Je mets le cap vers le lieu où nous serons véritablement en sécurité: en haute mer. Quelques minutes plus tard, nous serons soulagés de nous retrouver loin de la terre et de ses dangers. Les éclairs zèbrent encore le ciel et le danger d’être frappé par la foudre demeure réel, mais nous sommes soulagés d’avoir évité le pire: se retrouver échoué sur une île lointaine des Bahamas…

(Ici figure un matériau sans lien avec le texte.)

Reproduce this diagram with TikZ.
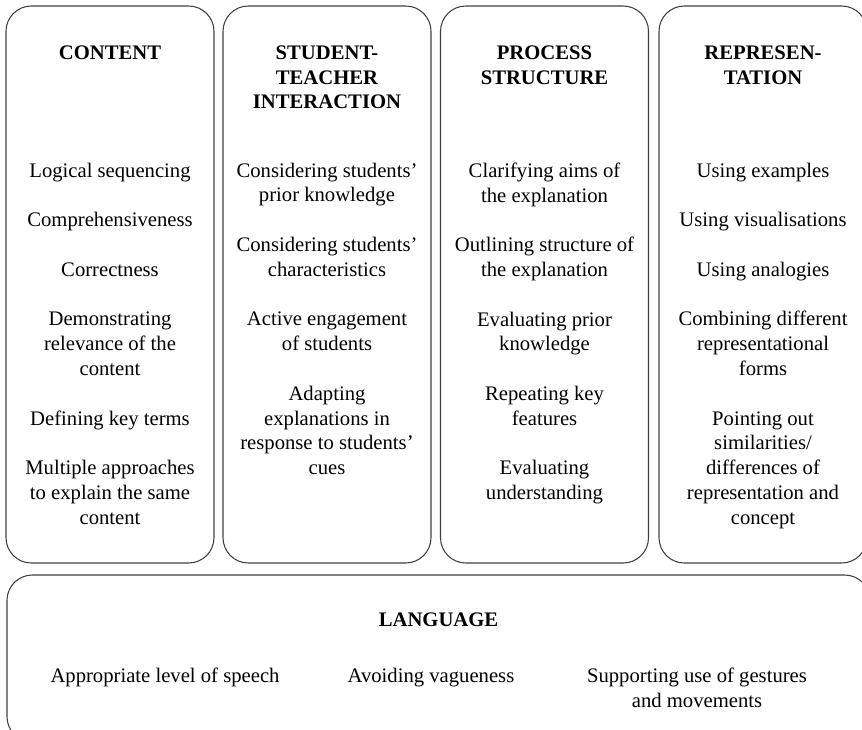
\documentclass[tikz,border=0pt]{standalone}
\usepackage{fontspec}
\setmainfont{Liberation Serif}
\usetikzlibrary{positioning}

\begin{document}
\begin{tikzpicture}[x=0.75pt,y=-0.75pt,
  colbox/.style={draw=black!75, line width=0.8pt, rounded corners=19pt, minimum width=156pt, minimum height=417.75pt, inner sep=0pt},
  headnode/.style={font=\fontsize{15.5}{18.45}\selectfont\bfseries, align=center, inner sep=0pt},
  itemnode/.style={font=\fontsize{15.5}{18.6}\selectfont, align=center, inner sep=0pt}]
\useasboundingbox (0,0) rectangle (862,729);
%Boxes
\node[colbox] (content)  at (110,284.5) {};
\node[colbox] (interact) at (327,284.5) {};
\node[colbox] (process)  at (544.5,284.5) {};
\node[colbox] (repres)   at (763,284.5) {};
\node[colbox, minimum width=647.25pt, minimum height=125.25pt] (language) at (438.5,658.5) {};

%Headings
\node[headnode] (contenthead)  [below=30pt of content.north]  {CONTENT};
\node[headnode] (interacthead) [below=30pt of interact.north] {STUDENT-\\TEACHER\\INTERACTION};
\node[headnode] (processhead)  [below=30pt of process.north]  {PROCESS\\STRUCTURE};
\node[headnode] (represhead)   [below=30pt of repres.north]   {REPRESEN-\\TATION};
\node[headnode] (languagehead) [below=28.5pt of language.north] {LANGUAGE};

%Items
\node[itemnode] (contentitems) [below=117.75pt of content.north] {Logical sequencing\\[18.6pt]
  Comprehensiveness\\[18.6pt] Correctness\\[18.6pt] Demonstrating\\relevance of the\\content\\[18.6pt]
  Defining key terms\\[18.6pt] Multiple approaches\\to explain the same\\content};
\node[itemnode] (interactitems) [below=117.75pt of interact.north] {Considering students’\\prior knowledge\\[18.6pt]
  Considering students’\\characteristics\\[18.6pt] Active engagement\\of students\\[18.6pt]
  Adapting\\explanations in\\response to students’\\cues};
\node[itemnode] (processitems) [below=117.75pt of process.north] {Clarifying aims of\\the explanation\\[18.6pt]
  Outlining structure of\\the explanation\\[18.6pt] Evaluating prior\\knowledge\\[18.6pt]
  Repeating key\\features\\[18.6pt] Evaluating\\understanding};
\node[itemnode] (repritems) [below=117.75pt of repres.north] {Using examples\\[18.6pt]
  Using visualisations\\[18.6pt] Using analogies\\[18.6pt] Combining different\\representational\\forms\\[18.6pt]
  Pointing out\\similarities/\\differences of\\representation and\\concept};

\node[itemnode, anchor=north] (speech)    at (165,668) {Appropriate level of speech};
\node[itemnode, anchor=north] (vagueness) at (431,668) {Avoiding vagueness};
\node[itemnode, anchor=north] (gestures)  at (697,668) {Supporting use of gestures\\and movements};
\end{tikzpicture}
\end{document}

Les pires moments du voyage
- Affronter une tempête, adossé à la falaise d’une calanque, Minorque
- Moteur du dinghy arrête, échouage sur un récif de corail, Minorque
- Quasi-échouage, South Cat Cay, Bahamas
- Catamaran qui entre en collision avec Jayana, perforant la coque à 2 endroit, Mykonos, Grèce
- Voiles qui se déploient dans une tempête, Leucate, France
- Non manoeuvrant et entraînés sur un récit, Farmer’s Cay, Bahamas
- Ancre qui chasse, mais qui nous arrête à quelques mètre des rochers, Sardaigne
- Dinghy perdu, Portsmouth, Dominique
2 Commentaires
Commentaire par ladouceur
ladouceur 8 juin 2017 at 11:01 am
Quelle aventure et quelle description ! Vous en avez eu des émotions ! L’Univers était là pour vous protéger des caprices des éléments et il y a lieu d’en être très reconnaissant ! Jusqu’à maintenant, vous avez eu un programme très varié et assez complet d’incidents au cour de ce long voyage, je ne vois pas quoi d’autre pourrait vous arriver !
Je vous souhaite un très beau retour avec une énorme boule d’amour au-dessus de vos têtes. Quel voyage inoubliable et riche en expérience de vie !
Commentaire par Martin Rousseau
Martin Rousseau 11 juin 2017 at 8:37 am
À lire le top 8 des pires moments, on constate les malheurs arrivent toujours prês des côtes et rarement en pleine mer, sauf collision. Vous souhaite du bon temps.